>> Begin Input data
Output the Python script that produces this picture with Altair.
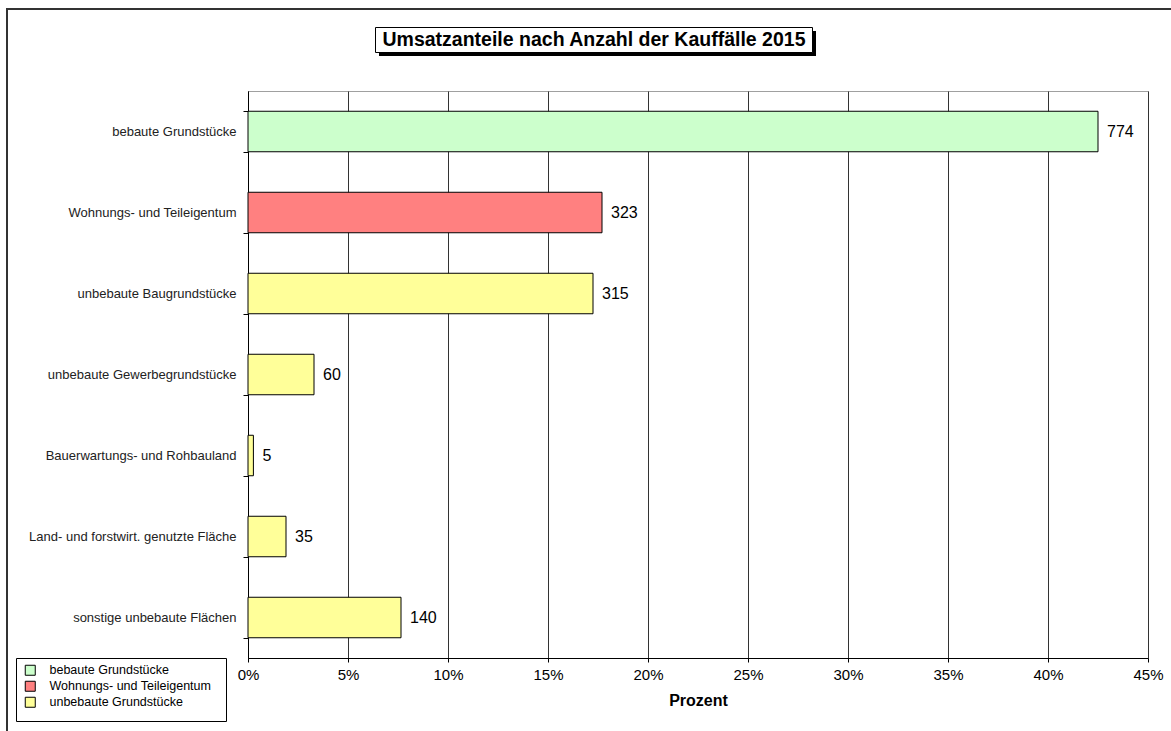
>> End Input data
>> Begin Input data
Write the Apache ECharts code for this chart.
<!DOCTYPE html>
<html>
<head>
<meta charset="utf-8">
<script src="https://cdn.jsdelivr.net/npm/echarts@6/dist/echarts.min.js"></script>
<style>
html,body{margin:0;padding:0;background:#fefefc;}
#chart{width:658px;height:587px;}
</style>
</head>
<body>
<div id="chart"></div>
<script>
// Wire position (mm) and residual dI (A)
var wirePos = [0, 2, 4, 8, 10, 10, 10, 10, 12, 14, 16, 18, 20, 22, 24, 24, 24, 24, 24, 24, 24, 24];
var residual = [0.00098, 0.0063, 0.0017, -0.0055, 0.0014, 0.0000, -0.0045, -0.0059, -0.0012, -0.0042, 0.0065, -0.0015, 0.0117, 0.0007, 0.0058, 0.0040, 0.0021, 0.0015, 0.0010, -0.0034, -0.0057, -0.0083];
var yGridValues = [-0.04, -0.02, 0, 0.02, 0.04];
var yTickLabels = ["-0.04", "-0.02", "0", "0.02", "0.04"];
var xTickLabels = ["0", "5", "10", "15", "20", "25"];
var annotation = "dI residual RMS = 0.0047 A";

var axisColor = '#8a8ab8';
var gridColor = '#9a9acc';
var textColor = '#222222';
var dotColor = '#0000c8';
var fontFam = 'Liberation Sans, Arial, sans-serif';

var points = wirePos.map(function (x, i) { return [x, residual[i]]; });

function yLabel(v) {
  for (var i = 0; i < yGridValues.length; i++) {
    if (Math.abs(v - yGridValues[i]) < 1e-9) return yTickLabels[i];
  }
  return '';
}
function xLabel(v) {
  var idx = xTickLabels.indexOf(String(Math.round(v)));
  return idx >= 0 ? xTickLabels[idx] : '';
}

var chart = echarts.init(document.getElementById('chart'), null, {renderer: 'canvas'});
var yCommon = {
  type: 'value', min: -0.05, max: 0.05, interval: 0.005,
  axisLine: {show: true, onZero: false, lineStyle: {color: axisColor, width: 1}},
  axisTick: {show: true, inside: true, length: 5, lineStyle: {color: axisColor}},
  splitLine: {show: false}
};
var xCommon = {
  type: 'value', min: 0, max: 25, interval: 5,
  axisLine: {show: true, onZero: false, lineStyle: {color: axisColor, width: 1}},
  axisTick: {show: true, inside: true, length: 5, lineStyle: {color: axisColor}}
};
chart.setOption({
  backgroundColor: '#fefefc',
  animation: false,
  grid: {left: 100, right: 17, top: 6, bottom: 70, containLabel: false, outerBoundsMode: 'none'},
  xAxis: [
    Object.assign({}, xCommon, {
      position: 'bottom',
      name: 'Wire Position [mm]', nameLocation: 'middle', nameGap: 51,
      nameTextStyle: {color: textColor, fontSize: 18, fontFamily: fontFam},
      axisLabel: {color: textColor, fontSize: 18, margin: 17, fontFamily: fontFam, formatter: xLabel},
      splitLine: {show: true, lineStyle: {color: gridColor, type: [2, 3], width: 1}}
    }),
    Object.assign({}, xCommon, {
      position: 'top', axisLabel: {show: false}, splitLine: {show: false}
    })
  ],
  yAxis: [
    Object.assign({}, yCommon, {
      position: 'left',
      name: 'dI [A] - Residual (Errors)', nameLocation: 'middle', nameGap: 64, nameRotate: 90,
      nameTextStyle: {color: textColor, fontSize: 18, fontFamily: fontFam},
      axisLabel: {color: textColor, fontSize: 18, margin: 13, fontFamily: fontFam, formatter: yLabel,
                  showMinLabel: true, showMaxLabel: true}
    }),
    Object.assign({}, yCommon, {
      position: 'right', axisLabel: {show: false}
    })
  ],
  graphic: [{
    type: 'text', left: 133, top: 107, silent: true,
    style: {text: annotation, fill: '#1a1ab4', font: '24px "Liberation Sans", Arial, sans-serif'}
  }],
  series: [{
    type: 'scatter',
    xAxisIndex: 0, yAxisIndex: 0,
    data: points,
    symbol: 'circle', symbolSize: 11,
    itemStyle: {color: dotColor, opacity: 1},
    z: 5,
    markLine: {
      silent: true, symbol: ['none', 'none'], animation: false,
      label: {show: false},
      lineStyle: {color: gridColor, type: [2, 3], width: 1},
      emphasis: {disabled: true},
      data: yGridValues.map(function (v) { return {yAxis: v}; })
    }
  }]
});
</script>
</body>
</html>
>> End Input data
Short exercise ▸ Gather from the data above every line with the string "script".

Task result ▸
Output the Python script that produces this picture with Altair.
<script src="https://cdn.jsdelivr.net/npm/echarts@6/dist/echarts.min.js"></script>
<script>
</script>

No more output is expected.